= 1925 in American television =

This is a list of American television-related events in 1925.

==Events==
- June 13 – The American inventor Charles Francis Jenkins publicly demonstrated the synchronized transmission of silhouette pictures. In 1925, Jenkins used a Nipkow disk and transmitted the silhouette image of a toy windmill in motion, over a distance of 5 mi (from a naval radio station in Maryland to his laboratory in Washington, D.C.), using a lensed disk scanner with a 48-line resolution.
- June 30 - The American inventor Charles Francis Jenkins was granted U.S. patent 1,544,156 (Transmitting Pictures over Wireless).

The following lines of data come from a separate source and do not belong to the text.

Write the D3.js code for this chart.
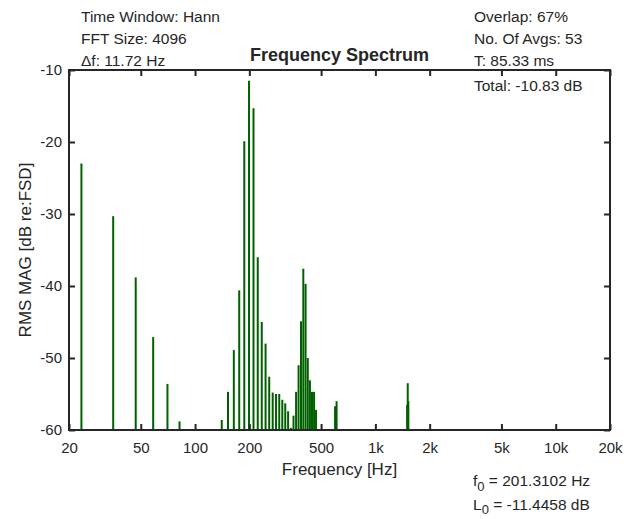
<!DOCTYPE html>
<html>
<head>
<meta charset="utf-8">
<script src="https://cdn.jsdelivr.net/npm/d3@7"></script>
<style>
    body { margin: 0; background: #fff; }
    svg text { font-family: "Liberation Sans", Arial, sans-serif; fill: #262626; }
    .axis line { stroke: #262626; stroke-width: 2; }
    .axis path { display: none; }
</style>
</head>
<body>
<div id="chart"></div>
<script>
// spectrum bins (Hz) and RMS magnitude (dB re:FSD)
const freqs = [23.44, 35.16, 46.88, 58.59, 70.31, 82.03,
    140.63, 152.34, 164.06, 175.78, 187.50, 199.22, 210.94, 222.66, 234.38, 246.09,
    257.81, 269.53, 281.25, 292.97, 304.69, 316.41, 328.13, 339.84, 351.56, 363.28,
    375.00, 386.72, 398.44, 410.16, 421.88, 433.59, 445.31, 457.03, 468.75,
    597.66, 609.38, 1500.00, 1511.72, 1523.44];
const levels = [-23.0, -30.3, -38.8, -47.1, -53.6, -58.8,
    -58.6, -54.7, -48.9, -40.6, -19.9, -11.5, -15.3, -36.0, -45.0, -48.0,
    -52.6, -54.8, -55.0, -55.0, -55.8, -56.3, -57.4, -59.7, -58.0, -54.7,
    -51.0, -44.9, -37.6, -39.7, -50.0, -53.1, -54.7, -54.7, -57.2,
    -56.7, -56.0, -56.5, -53.5, -56.0];

const xTicks = [20, 50, 100, 200, 500, 1000, 2000, 5000, 10000, 20000];
const xTickLabels = ["20", "50", "100", "200", "500", "1k", "2k", "5k", "10k", "20k"];
const yTicks = [-60, -50, -40, -30, -20, -10];

const infoLeft = ["Time Window: Hann", "FFT Size: 4096", "\u0394f: 11.72 Hz"];
const infoRight = ["Overlap: 67%", "No. Of Avgs: 53", "T: 85.33 ms"];
const totalText = "Total: -10.83 dB";

let margin = { top: 70, right: 24, bottom: 89, left: 69 };
let width = 634 - margin.left - margin.right;
let height = 519 - margin.top - margin.bottom;

let svg = d3.select("#chart").append("svg")
    .attr("width", 634)
    .attr("height", 519);

let g = svg.append("g")
    .attr("transform", `translate(${margin.left},${margin.top})`);

// scales
let x = d3.scaleLog().domain([20, 20000]).range([0, width]);
let y = d3.scaleLinear().domain([-60, -10]).range([height, 0]);

// bars (stems from the floor)
let data = freqs.map((f, i) => ({ f: f, v: levels[i] }));
g.selectAll(".bar")
    .data(data)
    .enter().append("line")
    .attr("class", "bar")
    .attr("x1", d => x(d.f))
    .attr("x2", d => x(d.f))
    .attr("y1", y(-60))
    .attr("y2", d => y(d.v))
    .attr("stroke", "#006000")
    .attr("stroke-width", 2);

// axes, ticks point inward
let xAxis = d3.axisBottom(x).tickValues(xTicks)
    .tickFormat((d, i) => xTickLabels[i])
    .tickSizeInner(-6).tickSizeOuter(0).tickPadding(12.5);
let yAxis = d3.axisLeft(y).tickValues(yTicks)
    .tickFormat(d => String(d))
    .tickSizeInner(-6).tickSizeOuter(0).tickPadding(7);

g.append("g").attr("class", "axis")
    .attr("transform", `translate(0,${height})`)
    .call(xAxis)
    .selectAll("text").style("font-size", "15px");
g.append("g").attr("class", "axis")
    .call(yAxis)
    .selectAll("text").style("font-size", "15px");
g.append("g").attr("class", "axis")
    .call(d3.axisTop(x).tickValues(xTicks).tickFormat("").tickSizeInner(-6).tickSizeOuter(0));
g.append("g").attr("class", "axis")
    .attr("transform", `translate(${width},0)`)
    .call(d3.axisRight(y).tickValues(yTicks).tickFormat("").tickSizeInner(-6).tickSizeOuter(0));

// box
g.append("rect")
    .attr("width", width)
    .attr("height", height)
    .attr("fill", "none")
    .attr("stroke", "#262626")
    .attr("stroke-width", 2);

// axis titles
g.append("text")
    .attr("x", width / 2)
    .attr("y", height + 45)
    .attr("text-anchor", "middle")
    .style("font-size", "17px")
    .text("Frequency [Hz]");

g.append("text")
    .attr("transform", "rotate(-90)")
    .attr("x", -height / 2)
    .attr("y", -margin.left + 31)
    .attr("text-anchor", "middle")
    .style("font-size", "17px")
    .text("RMS MAG [dB re:FSD]");

// title
svg.append("text")
    .attr("x", margin.left + width / 2)
    .attr("y", 61)
    .attr("text-anchor", "middle")
    .style("font-size", "18px")
    .style("font-weight", "bold")
    .text("Frequency Spectrum");

// info text
infoLeft.forEach((t, i) => {
    svg.append("text")
        .attr("x", 81)
        .attr("y", 21.5 + i * 22)
        .style("font-size", "15.5px")
        .text(t);
});
infoRight.forEach((t, i) => {
    svg.append("text")
        .attr("x", 474)
        .attr("y", 21.5 + i * 22)
        .style("font-size", "15.5px")
        .text(t);
});
svg.append("text")
    .attr("x", 474)
    .attr("y", 91)
    .style("font-size", "15.5px")
    .text(totalText);

// f0 / L0 readouts
let f0 = svg.append("text").attr("x", 473).attr("y", 486).style("font-size", "15.5px");
f0.append("tspan").text("f");
f0.append("tspan").attr("dy", 5).style("font-size", "13px").text("0");
f0.append("tspan").attr("dy", -5).text(" = 201.3102 Hz");

let l0 = svg.append("text").attr("x", 473).attr("y", 510).style("font-size", "15.5px");
l0.append("tspan").text("L");
l0.append("tspan").attr("dy", 4).style("font-size", "13px").text("0");
l0.append("tspan").attr("dy", -4).text(" = -11.4458 dB");
</script>
</body>
</html>
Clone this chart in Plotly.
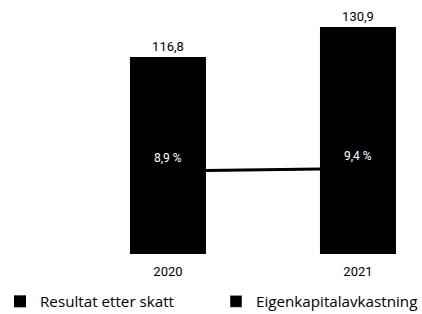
import plotly.graph_objects as go

years = ["2020", "2021"]
resultat = [116.8, 130.9]
eigenkapital = [8.9, 9.4]
resultat_labels = ["116,8", "130,9"]
ek_labels = ["8,9 %", "9,4 %"]

FONT = "Roboto, sans-serif"
LFONT = "Open Sans, sans-serif"

fig = go.Figure()

# line (on primary y, drawn underneath the bars)
fig.add_trace(go.Scatter(
    x=years, y=eigenkapital, mode="lines", yaxis="y",
    line=dict(color="black", width=3), showlegend=False, hoverinfo="skip",
))

# bars on overlaying axis -> drawn above the line
fig.add_trace(go.Bar(
    x=years, y=resultat, yaxis="y2", name="Resultat etter skatt",
    marker=dict(color="black", line=dict(width=0)), width=0.4,
    text=resultat_labels, textposition="outside",
    textfont=dict(color="black", size=13, family=FONT),
    cliponaxis=False, legend="legend",
))

# legend-only entry for the line series
fig.add_trace(go.Bar(
    x=[years[0]], y=[None], yaxis="y2", name="Eigenkapitalavkastning",
    marker=dict(color="black"), legend="legend2",
))

for i, (yv, t) in enumerate(zip(eigenkapital, ek_labels)):
    fig.add_annotation(x=i, y=yv, xref="x", yref="y", text=t, showarrow=False,
                       yshift=13, font=dict(color="white", size=12, family=FONT))

leg_common = dict(orientation="h", y=0.04, xref="container", yref="container",
                  xanchor="left", yanchor="middle", bgcolor="rgba(0,0,0,0)",
                  font=dict(size=15.2, color="black", family=LFONT), itemwidth=30)

fig.update_layout(
    width=422, height=314,
    margin=dict(l=0, r=0, t=0, b=60, autoexpand=False),
    paper_bgcolor="white", plot_bgcolor="white",
    barmode="overlay",
    font=dict(family=FONT, color="black", size=13),
    xaxis=dict(type="category", range=[-0.884, 1.337], showgrid=False,
               showline=False, ticks="", tickfont=dict(size=13, color="black", family=FONT),
               ticklabelstandoff=8),
    yaxis=dict(range=[-7.7, 43.1], visible=False, showgrid=False),
    yaxis2=dict(range=[24.2, 143.6], overlaying="y", visible=False, showgrid=False),
    showlegend=True,
    legend=dict(x=0.0, **leg_common),
    legend2=dict(x=216 / 422, **leg_common),
)

fig.write_html("out.html", config={"displayModeBar": False},
               post_script="document.body.style.margin='0';")
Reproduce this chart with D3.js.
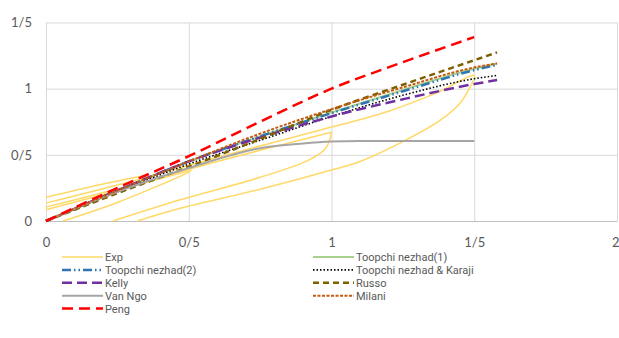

He had filed for this patent on March 13, 1922.
- Specific date unknown –
  - The American inventor Vladimir Zworykin had worked on the development of an electronic camera tube since 1923, while working for Westinghouse Electric. In a 1925 demonstration of Zworykin's device, the image was dim, it had low contrast and poor definition, and it was stationary.
  - In 1923, Vladimir Zworykin had applied for a television patent in the United States. He summarized the resulting invention in two patent applications. The first, entitled "Television Systems", was filed on December 29, 1923. It was followed by a second application in 1925 of essentially the same content, but with minor changes and the addition of a Paget-type RGB raster screen for color transmission and reception.He was awarded a patent for the 1925 application in 1928.